Write out the data again exactly, skipping every picture.

(GIVEN MATERIAL):
Begin
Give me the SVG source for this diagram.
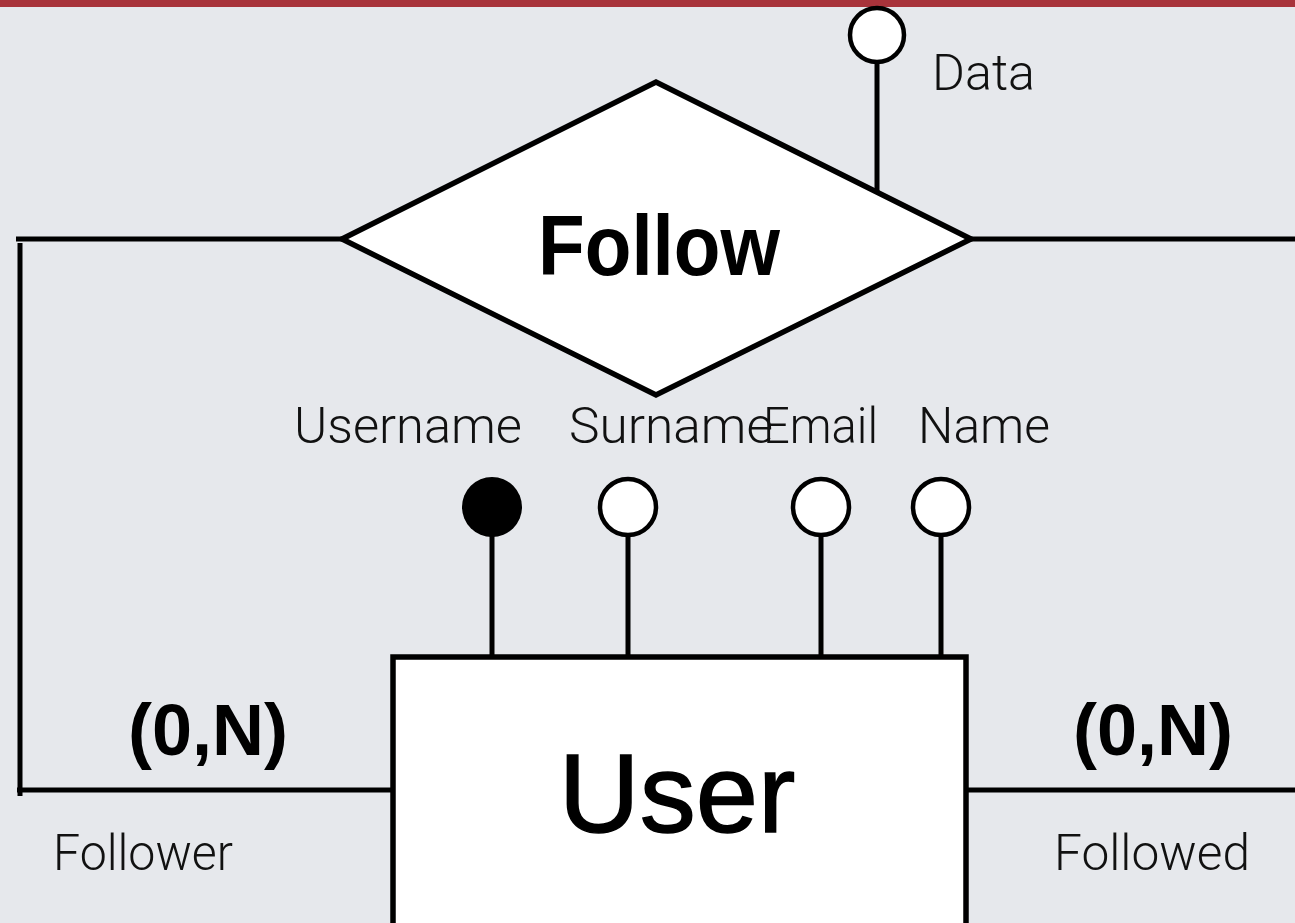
<svg xmlns="http://www.w3.org/2000/svg" width="1295" height="923" viewBox="0 0 1295 923">
  <style>
    .ln { stroke: #000; stroke-width: 5; fill: none; }
    .shape { stroke: #000; stroke-width: 5.5; fill: #fff; }
    .attr { stroke: #000; stroke-width: 4.5; fill: #fff; }
    .key { fill: #000; }
    .thin { font-family: Roboto, "Open Sans", "Liberation Sans", sans-serif; font-weight: 300; font-size: 50px; fill: #111; }
    .title { font-family: "Liberation Sans", Arial, sans-serif; fill: #000; }
    .card { font-family: "Liberation Sans", Arial, sans-serif; font-weight: bold; font-size: 72px; fill: #000; }
  </style>

  <!-- backdrop and top band -->
  <rect x="0" y="0" width="1295" height="923" fill="#e6e8ec"/>
  <rect x="0" y="0" width="1295" height="7" fill="#a8333b"/>

  <!-- connectors -->
  <g id="connectors">
    <!-- Follower role: relationship left corner to User left side -->
    <line class="ln" x1="16" y1="239" x2="343" y2="239"/>
    <line class="ln" x1="20" y1="243" x2="20" y2="796"/>
    <line class="ln" x1="17" y1="790" x2="396" y2="790"/>
    <!-- Followed role: relationship right corner to User right side -->
    <line class="ln" x1="969" y1="239" x2="1295" y2="239"/>
    <line class="ln" x1="968" y1="790" x2="1295" y2="790"/>
    <!-- attribute stems -->
    <line class="ln" x1="877" y1="62" x2="877" y2="191"/>
    <line class="ln" x1="492" y1="535" x2="492" y2="662"/>
    <line class="ln" x1="628" y1="535" x2="628" y2="662"/>
    <line class="ln" x1="821" y1="535" x2="821" y2="662"/>
    <line class="ln" x1="941" y1="535" x2="941" y2="662"/>
  </g>

  <!-- relationship: Follow -->
  <g id="follow">
    <polygon class="shape" points="342,239 656,82 971,239 656,395"/>
    <text class="title" x="659" y="275" font-size="86" font-weight="bold" text-anchor="middle" textLength="242" lengthAdjust="spacingAndGlyphs">Follow</text>
  </g>

  <!-- attribute of Follow: Data -->
  <g id="attr-data">
    <circle class="attr" cx="877" cy="35" r="27"/>
    <text class="thin" x="932" y="90" textLength="103" lengthAdjust="spacingAndGlyphs">Data</text>
  </g>

  <!-- entity: User -->
  <g id="user">
    <rect class="shape" x="393" y="657" width="573" height="280"/>
    <text class="title" x="677" y="832" font-size="112" text-anchor="middle" stroke="#000" stroke-width="1.5">User</text>
  </g>

  <!-- User attributes -->
  <g id="attr-username">
    <circle class="key" cx="492" cy="507" r="30"/>
    <text class="thin" x="294" y="443" textLength="228" lengthAdjust="spacingAndGlyphs">Username</text>
  </g>
  <g id="attr-surname">
    <circle class="attr" cx="628" cy="507" r="28"/>
    <text class="thin" x="569" y="443" textLength="204" lengthAdjust="spacingAndGlyphs">Surname</text>
  </g>
  <g id="attr-email">
    <circle class="attr" cx="821" cy="507" r="28"/>
    <text class="thin" x="763" y="443" textLength="115" lengthAdjust="spacingAndGlyphs">Email</text>
  </g>
  <g id="attr-name">
    <circle class="attr" cx="941" cy="507" r="28"/>
    <text class="thin" x="918" y="443" textLength="132" lengthAdjust="spacingAndGlyphs">Name</text>
  </g>

  <!-- cardinalities and role names -->
  <g id="role-follower">
    <text class="card" x="208" y="755" text-anchor="middle" textLength="160" lengthAdjust="spacingAndGlyphs">(0,N)</text>
    <text class="thin" x="53" y="870" textLength="180" lengthAdjust="spacingAndGlyphs">Follower</text>
  </g>
  <g id="role-followed">
    <text class="card" x="1153" y="755" text-anchor="middle" textLength="160" lengthAdjust="spacingAndGlyphs">(0,N)</text>
    <text class="thin" x="1054" y="870" textLength="196" lengthAdjust="spacingAndGlyphs">Followed</text>
  </g>
</svg>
End
(SOLUTION):
Give me the SVG source for this diagram.
<svg xmlns="http://www.w3.org/2000/svg" width="1295" height="923" viewBox="0 0 1295 923">
  <style>
    .ln { stroke: #000; stroke-width: 5; fill: none; }
    .shape { stroke: #000; stroke-width: 5.5; fill: #fff; }
    .attr { stroke: #000; stroke-width: 4.5; fill: #fff; }
    .key { fill: #000; }
    .thin { font-family: Roboto, "Open Sans", "Liberation Sans", sans-serif; font-weight: 300; font-size: 50px; fill: #111; }
    .title { font-family: "Liberation Sans", Arial, sans-serif; fill: #000; }
    .card { font-family: "Liberation Sans", Arial, sans-serif; font-weight: bold; font-size: 72px; fill: #000; }
  </style>

  <!-- backdrop and top band -->
  <rect x="0" y="0" width="1295" height="923" fill="#e6e8ec"/>
  <rect x="0" y="0" width="1295" height="7" fill="#a8333b"/>

  <!-- connectors -->
  <g id="connectors">
    <!-- Follower role: relationship left corner to User left side -->
    <line class="ln" x1="16" y1="239" x2="343" y2="239"/>
    <line class="ln" x1="20" y1="243" x2="20" y2="796"/>
    <line class="ln" x1="17" y1="790" x2="396" y2="790"/>
    <!-- Followed role: relationship right corner to User right side -->
    <line class="ln" x1="969" y1="239" x2="1295" y2="239"/>
    <line class="ln" x1="968" y1="790" x2="1295" y2="790"/>
    <!-- attribute stems -->
    <line class="ln" x1="877" y1="62" x2="877" y2="191"/>
    <line class="ln" x1="492" y1="535" x2="492" y2="662"/>
    <line class="ln" x1="628" y1="535" x2="628" y2="662"/>
    <line class="ln" x1="821" y1="535" x2="821" y2="662"/>
    <line class="ln" x1="941" y1="535" x2="941" y2="662"/>
  </g>

  <!-- relationship: Follow -->
  <g id="follow">
    <polygon class="shape" points="342,239 656,82 971,239 656,395"/>
    <text class="title" x="659" y="275" font-size="86" font-weight="bold" text-anchor="middle" textLength="242" lengthAdjust="spacingAndGlyphs">Follow</text>
  </g>

  <!-- attribute of Follow: Data -->
  <g id="attr-data">
    <circle class="attr" cx="877" cy="35" r="27"/>
    <text class="thin" x="932" y="90" textLength="103" lengthAdjust="spacingAndGlyphs">Data</text>
  </g>

  <!-- entity: User -->
  <g id="user">
    <rect class="shape" x="393" y="657" width="573" height="280"/>
    <text class="title" x="677" y="832" font-size="112" text-anchor="middle" stroke="#000" stroke-width="1.5">User</text>
  </g>

  <!-- User attributes -->
  <g id="attr-username">
    <circle class="key" cx="492" cy="507" r="30"/>
    <text class="thin" x="294" y="443" textLength="228" lengthAdjust="spacingAndGlyphs">Username</text>
  </g>
  <g id="attr-surname">
    <circle class="attr" cx="628" cy="507" r="28"/>
    <text class="thin" x="569" y="443" textLength="204" lengthAdjust="spacingAndGlyphs">Surname</text>
  </g>
  <g id="attr-email">
    <circle class="attr" cx="821" cy="507" r="28"/>
    <text class="thin" x="763" y="443" textLength="115" lengthAdjust="spacingAndGlyphs">Email</text>
  </g>
  <g id="attr-name">
    <circle class="attr" cx="941" cy="507" r="28"/>
    <text class="thin" x="918" y="443" textLength="132" lengthAdjust="spacingAndGlyphs">Name</text>
  </g>

  <!-- cardinalities and role names -->
  <g id="role-follower">
    <text class="card" x="208" y="755" text-anchor="middle" textLength="160" lengthAdjust="spacingAndGlyphs">(0,N)</text>
    <text class="thin" x="53" y="870" textLength="180" lengthAdjust="spacingAndGlyphs">Follower</text>
  </g>
  <g id="role-followed">
    <text class="card" x="1153" y="755" text-anchor="middle" textLength="160" lengthAdjust="spacingAndGlyphs">(0,N)</text>
    <text class="thin" x="1054" y="870" textLength="196" lengthAdjust="spacingAndGlyphs">Followed</text>
  </g>
</svg>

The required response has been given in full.